One person with some sound ideas for dealing with this danger is Henry Sokolski, executive director of the Nonproliferation Policy Education Center in Washington. Mr. Sokolski would begin by having the administration request that the IAEA’s safeguards division spell out how much time and effort would be required to certify that Iran is out of the bomb-making business. Second, in preparation for the IAEA’s next board meeting in June, as well as upcoming G-8 and NATO summits, Washington should lobby its European allies to adopt a host of country-neutral nonproliferation rules that would affect Iran and other aspiring nuclear powers. These rules, to put it mildly, could make life very uncomfortable for such regimes.

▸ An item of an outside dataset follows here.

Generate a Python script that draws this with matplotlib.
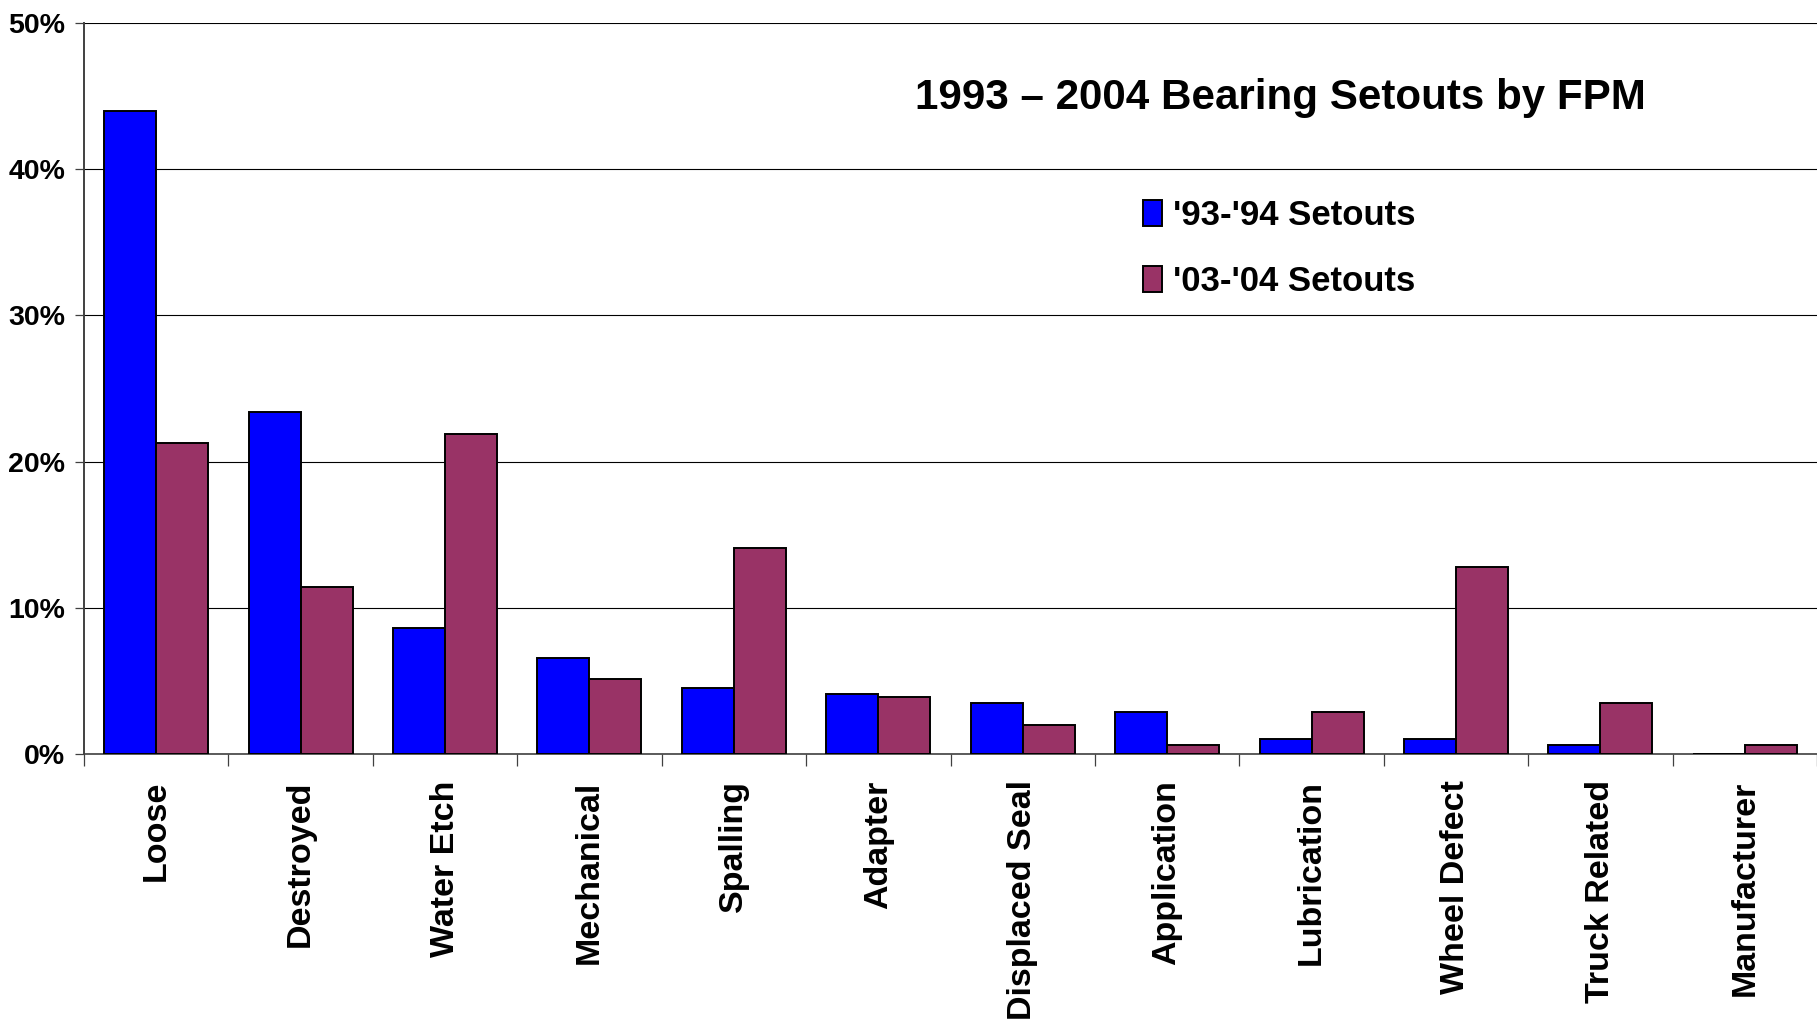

The allies should declare that nations cannot free themselves from their obligation to abide by the Nuclear Nonproliferation Treaty (NPT) by announcing their withdrawal unless the IAEA can clearly find them in full compliance and determines that they have dismantled all undeclared nuclear facilities. In addition, all countries should suspend nuclear cooperation with any nation that the IAEA cannot find to be in full compliance with its safeguards agreement until the agency can establish that that country is completely out of the weapons business. Civilian nuclear exports from NPT member nations that the IAEA can’t find in full compliance with the NPT should be considered illegitimate.
Mr. Sokolski would ratchet up the pressure on Iran in myriad other ways. For example, the secretary of state should call for help from France, the EU and Japan to declare that they will delay making investments in Iran’s oil industry “until and unless the IAEA finds Iran in full compliance or Iran has dismantled the nuclear facilities and materials it forgot to declare from the IAEA as required by its safeguards agreement with the agency.”
Washington should work with its allies to prepare against the contingency of Iran using its nuclear capabilities in the future, either to threaten the Straits of Hormuz (through conventional means, including mining) or to use nuclear mines directly.
As we noted yesterday, the United States does not have the luxury of waiting. Iran has become increasingly defiant in recent weeks, demanding that the IAEA end sanctions. Washington and its allies need to confront the danger before it is too late.